Tuesday, December 28, 2004

fyi Microsoft Backpedals on Exchange Security Roadmap

All:

Pointer to article:
http://www.eweek.com/article2/0,1759,1745123,00.asp

Kobielus kommentary:
This is no surprise. Actually, it’s a good move for Microsoft and its customers.
Strong content filtering should be a mandatory feature of all messaging systems. It’s especially critical for SMTP-based Internet e-mail, which is the most universally interoperable—but also vulnerable—distributed service. With universal interoperability comes universal exposure to all the beasties—spam, viruses, objectionable images, etc.—that come in with the mail.

The notion that mail filtering should take place only at the “edge” of the network is wrongheaded. Spam is like a tsunami that never lets up: it must be held back with a layered array of floodwalls from the ISP to the DMZ to the mail bridgehead router to the departmental mail server to the desktop. Single-node anti-spam solutions, such as content filtering on enterprise mail servers, are insufficient, because they do nothing to stem the flood of spam that congests ISPs, perimeter firewalls, and enterprise network backbones. Spam-only mail-filtering solutions are insufficient because they don’t address other critical mail-borne threats such as viruses, pornographic content, and oversize file attachments. And static anti-spam filtering rules are insufficient because spammers are smart and continually revise their plans of attack to circumvent the most popular filtering rules.

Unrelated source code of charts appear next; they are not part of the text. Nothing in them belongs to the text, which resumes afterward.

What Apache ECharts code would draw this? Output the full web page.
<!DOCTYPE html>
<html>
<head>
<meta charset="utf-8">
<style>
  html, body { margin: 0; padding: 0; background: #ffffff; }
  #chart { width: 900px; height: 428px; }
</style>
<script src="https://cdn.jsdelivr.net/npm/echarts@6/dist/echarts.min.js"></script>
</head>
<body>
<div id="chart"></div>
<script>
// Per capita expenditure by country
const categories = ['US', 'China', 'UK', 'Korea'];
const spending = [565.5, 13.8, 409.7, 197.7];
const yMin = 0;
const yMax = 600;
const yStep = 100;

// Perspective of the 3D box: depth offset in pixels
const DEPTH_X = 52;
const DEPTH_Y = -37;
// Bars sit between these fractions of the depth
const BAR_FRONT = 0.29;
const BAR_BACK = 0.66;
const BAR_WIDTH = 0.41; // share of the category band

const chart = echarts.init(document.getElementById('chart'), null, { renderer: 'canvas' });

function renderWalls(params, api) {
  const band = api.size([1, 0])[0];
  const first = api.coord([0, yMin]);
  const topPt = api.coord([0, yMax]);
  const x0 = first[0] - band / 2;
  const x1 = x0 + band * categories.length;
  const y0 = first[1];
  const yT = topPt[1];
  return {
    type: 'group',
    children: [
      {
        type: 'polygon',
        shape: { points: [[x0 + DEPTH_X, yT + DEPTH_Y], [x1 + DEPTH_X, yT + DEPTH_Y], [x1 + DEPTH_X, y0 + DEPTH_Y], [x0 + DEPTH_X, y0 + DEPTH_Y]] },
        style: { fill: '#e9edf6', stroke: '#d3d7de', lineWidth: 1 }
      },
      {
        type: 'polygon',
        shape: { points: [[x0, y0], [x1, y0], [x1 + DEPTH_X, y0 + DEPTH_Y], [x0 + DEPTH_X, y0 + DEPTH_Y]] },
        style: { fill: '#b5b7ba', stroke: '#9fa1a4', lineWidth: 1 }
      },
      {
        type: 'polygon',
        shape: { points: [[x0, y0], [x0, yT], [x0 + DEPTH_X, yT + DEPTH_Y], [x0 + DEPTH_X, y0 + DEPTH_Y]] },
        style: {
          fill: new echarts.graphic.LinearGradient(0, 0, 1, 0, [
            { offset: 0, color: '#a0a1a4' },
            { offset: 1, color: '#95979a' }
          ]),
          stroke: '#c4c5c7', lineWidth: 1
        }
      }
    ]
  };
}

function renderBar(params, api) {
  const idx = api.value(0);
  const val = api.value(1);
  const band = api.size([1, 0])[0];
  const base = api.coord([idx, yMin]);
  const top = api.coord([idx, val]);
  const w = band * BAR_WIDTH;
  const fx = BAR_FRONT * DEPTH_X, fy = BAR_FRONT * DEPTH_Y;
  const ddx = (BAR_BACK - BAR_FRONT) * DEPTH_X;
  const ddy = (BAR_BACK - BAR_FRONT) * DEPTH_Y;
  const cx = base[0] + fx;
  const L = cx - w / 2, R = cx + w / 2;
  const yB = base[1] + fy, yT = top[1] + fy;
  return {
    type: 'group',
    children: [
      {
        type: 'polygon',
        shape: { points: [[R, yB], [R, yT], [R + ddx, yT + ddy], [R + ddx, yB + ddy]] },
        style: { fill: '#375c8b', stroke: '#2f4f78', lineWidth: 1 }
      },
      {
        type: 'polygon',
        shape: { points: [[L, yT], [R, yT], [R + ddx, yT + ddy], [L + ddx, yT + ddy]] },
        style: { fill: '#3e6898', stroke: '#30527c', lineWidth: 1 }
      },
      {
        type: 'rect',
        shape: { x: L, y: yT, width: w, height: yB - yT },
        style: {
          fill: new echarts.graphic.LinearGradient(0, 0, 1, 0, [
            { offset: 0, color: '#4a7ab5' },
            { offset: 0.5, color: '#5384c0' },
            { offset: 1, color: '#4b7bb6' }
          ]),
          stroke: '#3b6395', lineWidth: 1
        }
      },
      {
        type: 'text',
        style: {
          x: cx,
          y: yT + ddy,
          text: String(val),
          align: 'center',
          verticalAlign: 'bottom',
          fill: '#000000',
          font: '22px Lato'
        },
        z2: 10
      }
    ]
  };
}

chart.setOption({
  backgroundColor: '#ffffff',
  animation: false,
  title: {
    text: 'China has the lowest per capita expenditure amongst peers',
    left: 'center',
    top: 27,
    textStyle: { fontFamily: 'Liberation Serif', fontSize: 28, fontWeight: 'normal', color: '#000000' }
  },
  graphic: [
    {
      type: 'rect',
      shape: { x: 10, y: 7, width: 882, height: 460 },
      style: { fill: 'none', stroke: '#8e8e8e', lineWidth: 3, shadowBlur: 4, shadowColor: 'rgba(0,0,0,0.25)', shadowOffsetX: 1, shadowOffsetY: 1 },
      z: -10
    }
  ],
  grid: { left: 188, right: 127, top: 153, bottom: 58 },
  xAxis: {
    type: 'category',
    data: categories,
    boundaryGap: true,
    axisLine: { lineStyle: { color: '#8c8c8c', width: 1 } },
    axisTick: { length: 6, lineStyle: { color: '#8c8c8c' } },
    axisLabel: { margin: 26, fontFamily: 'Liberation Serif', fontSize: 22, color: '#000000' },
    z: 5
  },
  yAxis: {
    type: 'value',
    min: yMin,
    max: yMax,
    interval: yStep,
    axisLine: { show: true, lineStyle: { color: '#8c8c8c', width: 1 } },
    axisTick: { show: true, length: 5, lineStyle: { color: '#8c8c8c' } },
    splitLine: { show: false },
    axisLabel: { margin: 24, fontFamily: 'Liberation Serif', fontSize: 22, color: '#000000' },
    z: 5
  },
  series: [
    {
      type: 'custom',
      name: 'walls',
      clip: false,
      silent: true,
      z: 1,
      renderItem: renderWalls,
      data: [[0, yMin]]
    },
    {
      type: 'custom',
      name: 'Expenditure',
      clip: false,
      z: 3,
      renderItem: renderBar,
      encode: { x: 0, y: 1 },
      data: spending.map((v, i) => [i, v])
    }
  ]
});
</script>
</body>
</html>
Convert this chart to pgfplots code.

To address these inadequacies with current anti-spam approaches, the industry needs to explore techniques that fit the following criteria:

• Multinode: deployable at the client, mail server, mail gateway, perimeter gateway, and network service provider levels
• Multithreat: able to block spam, viruses, pornographic file attachments, and other species of mail-borne threats
• Dynamic: adaptable to the ever-evolving character of real-world spam attacks, spamware, and spammers

The forces that flood spam, spim, spit, and other sh*t into our mail systems are relentless. Our collective resolve to stem the tide must also be steadfast. All of these threats are causing a steady rise in the “sea level” of junk mail for all of us, and we’re in continual danger of inundation.

On an even more serious note, please say a prayer for the 40,000+ victims of the horrible earthquake and tsunami in Asia. It was a lovely day and this calamity was totally unexpected and sudden. It could happen to any of us anywhere in the world near coastlines. Which, come to think of it, constitutes the majority of the world’s population. The ocean floor is much larger than dry land area on earth, and probably has as much or more earthquake activity.